O processo migratório afeta diferentes gerações, especialmente as crianças que, em geral, não participam da etapa decisória da mudança e devem se adaptar aos desafios do novo espaço cultural, social e simbólico. Portanto, crianças desacompanhadas ou acompanhadas de seus responsáveis merecem atenção especial nos estudos migratórios, não devendo ser tratadas como apêndice da família, mas como sujeito que enfrenta desafios específicos durante a travessia e na integração à sociedade de acolhida.

É possível identificar uma perspectiva adultocêntrica nos estudos disponíveis sobre migrações transnacionais, deixando uma lacuna para a reflexão e a compreensão sobre o que se passa com as crianças durante o processo de migração. Ao mesmo tempo em que é louvável destacar que, para preencher essa lacuna, começam a surgir iniciativas com conteúdo de qualidade que demonstram uma mudança no olhar acadêmico para a questão. É o caso do Dossiê – Migrações internacionais e infâncias, publicado pela Revista Zero-a-Seis, do Núcleo de Estudos e Pesquisas da Educação na Pequena Infância – NUPEIN/CED/UFSC, que traz 23 artigos sobre o tema. O Dossiê foi organizado pelo professor e pesquisador Flávio Santiago (Instituto Federal de Pernambuco e Faculdade de Educação da USP) e pela professora e pesquisadora Kátia Cristina Norões (Universidade Estadual de Mato Grosso do Sul, Campus Paranaíba).

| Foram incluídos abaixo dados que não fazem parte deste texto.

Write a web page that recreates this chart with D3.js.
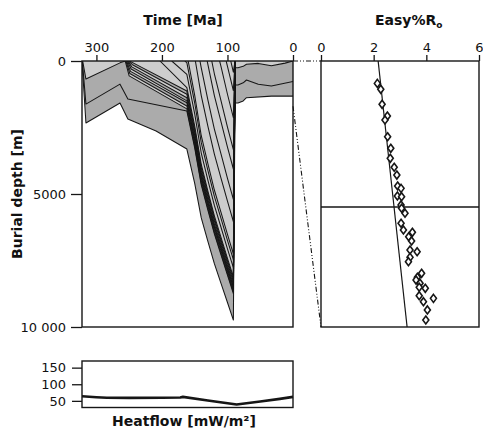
<!DOCTYPE html>
<html><head><meta charset="utf-8">
<script src="https://cdn.jsdelivr.net/npm/d3@7"></script>
<style>
body{margin:0;background:#fff;}
svg{display:block;}
text{font-family:"DejaVu Sans",sans-serif;fill:#111;}
</style></head><body>
<svg id="chart" width="483" height="430"></svg>
<script>
// ---------- tick arrays ----------
const timeTicks = [300, 200, 100, 0];
const depthTicks = [0, 5000, 10000];
const depthTickLabels = ["0", "5000", "10 000"];
const roTicks = [0, 2, 4, 6];
const heatTicks = [50, 100, 150];

// ---------- burial history horizons: [time Ma, depth m] ----------
const basement = [[322,0],[316,2330],[264,1580],[252,2180],[209,2630],[162,3310],[150,4600],[140,5900],[130,6770],[120,7620],[110,8350],[100,9080],[91,9740],[88.5,1580],[84,1580],[76,1500],[71,1380],[33,1320],[0,1320]];
const horizonB = [[321.5,0],[316,1620],[264,870],[252,1430],[162,1880],[150,3270],[140,4660],[130,5600],[120,6500],[110,7280],[100,8050],[91,8740],[88.5,900],[84,900],[76,820],[71,715],[53,875],[33,940],[0,770]];
const horizonA = [[321,0],[316,680],[264,70],[256,0]];
const fan1 = [[256,0],[250,560],[162,1800],[150,3200],[140,4590],[130,5530],[120,6440],[110,7220],[100,7990],[91,8680],[88.5,250],[84,250],[76,200],[71,120],[53,90],[33,180],[12,80],[0,0]];
const fan2 = [[255,0],[249,470],[162,1690],[150,3090],[140,4490],[130,5440],[120,6360],[110,7140],[100,7910],[91,8610],[88.5,0]];
const fan3 = [[254,0],[248,390],[162,1570],[150,2980],[140,4390],[130,5340],[120,6260],[110,7050],[100,7830],[91,8520],[88.5,0]];
const fan4 = [[253,0],[247,300],[162,1500],[150,2920],[140,4330],[130,5290],[120,6210],[110,6990],[100,7780],[91,8470],[88.5,0]];
const fan5 = [[252,0],[246,220],[162,1380],[150,2800],[140,4220],[130,5190],[120,6120],[110,6900],[100,7690],[91,8390],[88.5,0]];
const fan6 = [[251,0],[245,140],[162,1250],[150,2680],[140,4110],[130,5080],[120,6010],[110,6810],[100,7600],[91,8300],[88.5,0]];
const fan7 = [[250,0],[244,70],[162,1130],[150,2570],[140,4000],[130,4980],[120,5920],[110,6720],[100,7510],[91,8210],[88.5,0]];
const fan8 = [[203,0],[162,1000],[150,2450],[140,3890],[130,4880],[120,5820],[110,6620],[100,7420],[91,8120],[88.5,0]];
const young0 = [[185,0],[162,500],[150,1990],[140,3460],[130,4470],[120,5430],[110,6240],[100,7060],[91,7770],[88.5,0]];
const young1 = [[165,0],[162,60],[150,1580],[140,3070],[130,4100],[120,5090],[110,5910],[100,6740],[91,7470],[88.5,0]];
const young2 = [[160,0],[150,1290],[140,2810],[130,3850],[120,4850],[110,5680],[100,6520],[91,7250],[88.5,0]];
const young3 = [[149,0],[140,1300],[130,2440],[120,3500],[110,4390],[100,5270],[91,6040],[88.5,0]];
const young4 = [[142,0],[140,260],[130,1450],[120,2560],[110,3480],[100,4410],[91,5200],[88.5,0]];
const young5 = [[131,0],[130,120],[120,1300],[110,2270],[100,3240],[91,4060],[88.5,0]];
const young6 = [[124,0],[120,480],[110,1480],[100,2490],[91,3330],[88.5,0]];
const young7 = [[112,0],[110,190],[100,1250],[91,2130],[88.5,0]];
const young8 = [[102,0],[100,200],[91,1110],[88.5,0]];
const young9 = [[95,0],[91,420],[88.5,0]];
// shade of the layer lying directly above each horizon
const layerShade = ["dark","dark","light","light","dark","light","dark","light","dark","light","light","light","light","light","light","light","light","light","light","light","light"];

// ---------- vitrinite reflectance (Easy%Ro) ----------
const roValue = [2.14,2.27,2.32,2.52,2.43,2.53,2.65,2.63,2.78,2.88,2.91,3.04,2.90,3.06,3.04,3.06,3.19,3.04,3.13,3.47,3.33,3.44,3.38,3.65,3.38,3.32,3.82,3.66,3.61,3.76,3.96,3.73,3.73,4.27,3.89,4.04,3.98];
const roDepth = [143,181,277,352,377,484,558,622,679,729,799,814,863,867,920,941,973,1037,1080,1095,1123,1150,1208,1219,1255,1283,1357,1382,1400,1421,1453,1446,1500,1517,1538,1591,1655];
const trendRo = [2.17, 3.27];
const trendDepth = [0, 1700];
const markerDepth = 933;
const wellDepth = 1700;

// ---------- heat flow ----------
const heatTime = [322,300,284,250,200,172,168,130,86,50,20,0];
const heatFlow = [64,61,59.5,59,59.5,60,62,51,39,48,56,62];

// ---------- drawing ----------
const svg = d3.select("#chart");
const ink = "#161616";
const shadeColor = {light:"#cdcdcd", dark:"#ababab"};

const x = d3.scaleLinear().domain([322,0]).range([82,293]);
const y = d3.scaleLinear().domain([0,10000]).range([61,327]);
const xr = d3.scaleLinear().domain([0,6]).range([321,479]);
const yr = d3.scaleLinear().domain([0,wellDepth]).range([61,327]);
const yh = d3.scaleLinear().domain([30,170]).range([407.5,361]);

const horizons = [basement,horizonB,horizonA,fan1,fan2,fan3,fan4,fan5,fan6,fan7,fan8,young0,young1,young2,young3,young4,young5,young6,young7,young8,young9];

svg.append("clipPath").attr("id","clipB").append("rect")
  .attr("x",x(322)).attr("y",y(0)).attr("width",x(0)-x(322)).attr("height",y(10000)-y(0));

const gB = svg.append("g").attr("clip-path","url(#clipB)");
const area = d3.area().x(d=>x(d[0])).y0(y(0)).y1(d=>y(d[1]));
const line = d3.line().x(d=>x(d[0])).y(d=>y(d[1]));

horizons.forEach((h,i)=>{
  gB.append("path").attr("d",area(h)).attr("fill",shadeColor[layerShade[i]]).attr("stroke","none");
});
horizons.forEach((h,i)=>{
  gB.append("path").attr("d",line(h)).attr("fill","none").attr("stroke",ink)
    .attr("stroke-width",1.05).attr("stroke-linejoin","round");
});

// frames
function frame(x0,y0,x1,y1){
  svg.append("rect").attr("x",x0).attr("y",y0).attr("width",x1-x0).attr("height",y1-y0)
    .attr("fill","none").attr("stroke",ink).attr("stroke-width",1.4);
}
frame(x(322),y(0),x(0),y(10000));
frame(xr(0),yr(0),xr(6),yr(wellDepth));
frame(x(322),yh(170),x(0),yh(30));

function styleAxis(g,fs){
  g.select(".domain").remove();
  g.selectAll(".tick line").attr("stroke",ink).attr("stroke-width",1.3);
  g.selectAll(".tick text").attr("font-family","DejaVu Sans, sans-serif").attr("font-size",fs).attr("fill","#111");
}

const gx = svg.append("g").attr("transform",`translate(0,${y(0)})`)
  .call(d3.axisTop(x).tickValues(timeTicks).tickFormat(d3.format("d")).tickSize(6).tickPadding(3));
styleAxis(gx,13);
const gy = svg.append("g").attr("transform",`translate(${x(322)},0)`)
  .call(d3.axisLeft(y).tickValues(depthTicks).tickFormat((d,i)=>depthTickLabels[i]).tickSize(11).tickPadding(5));
styleAxis(gy,13);
const gr = svg.append("g").attr("transform",`translate(0,${yr(0)})`)
  .call(d3.axisTop(xr).tickValues(roTicks).tickFormat(d3.format("d")).tickSize(6).tickPadding(3));
styleAxis(gr,13);
const gh = svg.append("g").attr("transform",`translate(${x(322)},0)`)
  .call(d3.axisLeft(yh).tickValues(heatTicks).tickFormat(d3.format("d")).tickSize(10).tickPadding(6));
styleAxis(gh,13);

// connector lines between burial plot and Ro plot
const dash = "5,2,1,2,1,2";
svg.append("line").attr("x1",x(0)).attr("y1",y(0)).attr("x2",xr(0)).attr("y2",yr(0))
  .attr("stroke",ink).attr("stroke-width",1.1).attr("stroke-dasharray",dash);
svg.append("line").attr("x1",x(0)).attr("y1",y(wellDepth)).attr("x2",xr(0)).attr("y2",yr(wellDepth))
  .attr("stroke",ink).attr("stroke-width",1.1).attr("stroke-dasharray",dash);

// Ro plot
svg.append("line").attr("x1",xr(0)).attr("x2",xr(6)).attr("y1",yr(markerDepth)).attr("y2",yr(markerDepth))
  .attr("stroke",ink).attr("stroke-width",1.3);
svg.append("line").attr("x1",xr(trendRo[0])).attr("y1",yr(trendDepth[0]))
  .attr("x2",xr(trendRo[1])).attr("y2",yr(trendDepth[1]))
  .attr("stroke",ink).attr("stroke-width",1.2);
svg.append("g").selectAll("path").data(roValue.map((v,i)=>[v,roDepth[i]])).join("path")
  .attr("d",d=>{const cx=xr(d[0]),cy=yr(d[1]);return `M${cx},${cy-4}L${cx+3},${cy}L${cx},${cy+4}L${cx-3},${cy}Z`;})
  .attr("fill","#fff").attr("stroke",ink).attr("stroke-width",1.6).attr("stroke-linejoin","miter");

// heat flow
svg.append("path").datum(heatTime.map((t,i)=>[t,heatFlow[i]]))
  .attr("d",d3.line().x(d=>x(d[0])).y(d=>yh(d[1])))
  .attr("fill","none").attr("stroke",ink).attr("stroke-width",2.6).attr("stroke-linejoin","round");

// titles
svg.append("text").attr("x",183).attr("y",25).attr("text-anchor","middle")
  .attr("font-weight","bold").attr("font-size",14).text("Time [Ma]");
const ro = svg.append("text").attr("x",375).attr("y",25).attr("font-weight","bold").attr("font-size",14);
ro.append("tspan").text("Easy%R");
ro.append("tspan").attr("font-size",9).attr("dy",3).text("o");
svg.append("text").attr("transform","translate(22,194) rotate(-90)").attr("text-anchor","middle")
  .attr("font-weight","bold").attr("font-size",14).text("Burial depth [m]");
svg.append("text").attr("x",184).attr("y",426).attr("text-anchor","middle")
  .attr("font-weight","bold").attr("font-size",14).text("Heatflow [mW/m²]");
</script>
</body></html>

O grupo Diaspotics contribuiu com o artigo “Infância e Estrangeiridade: duas alteridades, a mesma minoridade”, que assino com o prof. Mohammed ElHajji e que está disponível na íntegra neste link aqui. O artigo trata da relação dialética entre infância e estrangeiridade, considerando a infância como uma forma de migração para uma nova fase da vida e o migrante como um tipo de criança que precisa de amparo para se integrar ao novo espaço. De que maneira as duas condições de alteridade se aproximam em seus aspectos simbólicos e subjetivos? A partir da acepção de minoria / minoridade de Deleuze e Guattari, refletimos sobre o que faz da criança um não sujeito social e do estrangeiro um não cidadão.

De um lado está o estrangeiro que desconhece os códigos que devem ser assimilados para sua integração, sem direito à fala plena, que demanda proteção. Do outro, a criança que chega ao mundo na condição de ser frágil, precário e inferior. Pelo método abdutivo, levantamos questões sobre a situação da criança migrante nos aspectos psicológico, político e filosófico. Será que, assim como o bárbaro (leia-se: estrangeiro, migrante, refugiado), que sabe apenas balbuciar na sociedade que o acolhe, essa criança tem reforçada sua dimensão de sujeito menor, invisível e sem voz? Afinal, que tipo de estrangeiro a criança migrante é?

Na “Carta ao Leitor” do Dossiê, o prof. Helion Póvoa Neto, fundador do Núcleo Interdisciplinar de Estudos Migratórios (NIEM), destaca que a migração é um processo que nunca se completa, imediatamente, na sociedade de acolhida. “(…) a representação do sujeito jovem ou infantil como imigrante, estrangeiro, outsider, costuma ultrapassar facilmente os primeiros anos de estabelecimento, e a classificação pode permanecer ao longo das gerações”. Nos casos mais difíceis, o sinal de diferença, de alteridade, funciona, segundo Póvoa Neto, como um estigma. A leitura do Dossiê está imperdível!